Então, esse é um bom candidato!

Há trabalhos feitos sobre ele, como há sobre uma série de personagens portuguesas. Mas tudo muito disperso. Agora, há com certeza pessoas muito interessantes que mereciam ser biografadas.

No “Moby Dick”, o Herman Mellvile inspirou-se para algumas personagens nos pescadores portugueses. Aliás, em Providence, no Estado de Rhode Island, há uma colónia portuguesa desde os tempos da pesca da baleia.

Sim, e caboverdianos até. Vinham da ilha Brava e são conhecidos como “os brava”, precisamente. Os baleeiros americanos metiam sal em Cabo Verde e levavam os que queriam sair dali.

Tu sabes muito sobre a “petite histoire” das coisas do mar. Tens algum projecto?
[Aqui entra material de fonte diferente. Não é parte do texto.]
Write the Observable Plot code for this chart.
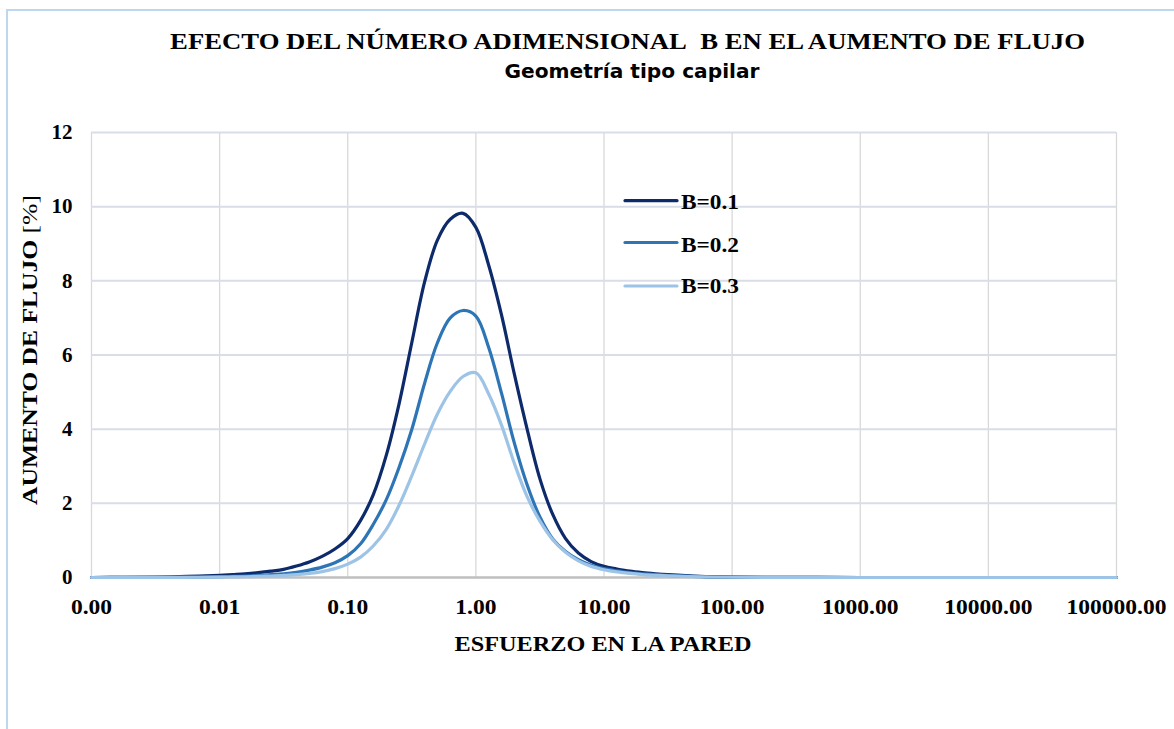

Assim para arrancar, não. Não sei se me apetece agora escrever. Porque do que gosto mais é da parte da investigação. No caso do José Nogueira, ele levou alguns documentos consigo, porque nos registos consulares não se encontra nada. Precisamente o do Rio de Janeiro da época, está em tão mau estado que não se pode consultar. Mas encontrei um documento de Calau, onde havia um consul português em 1874.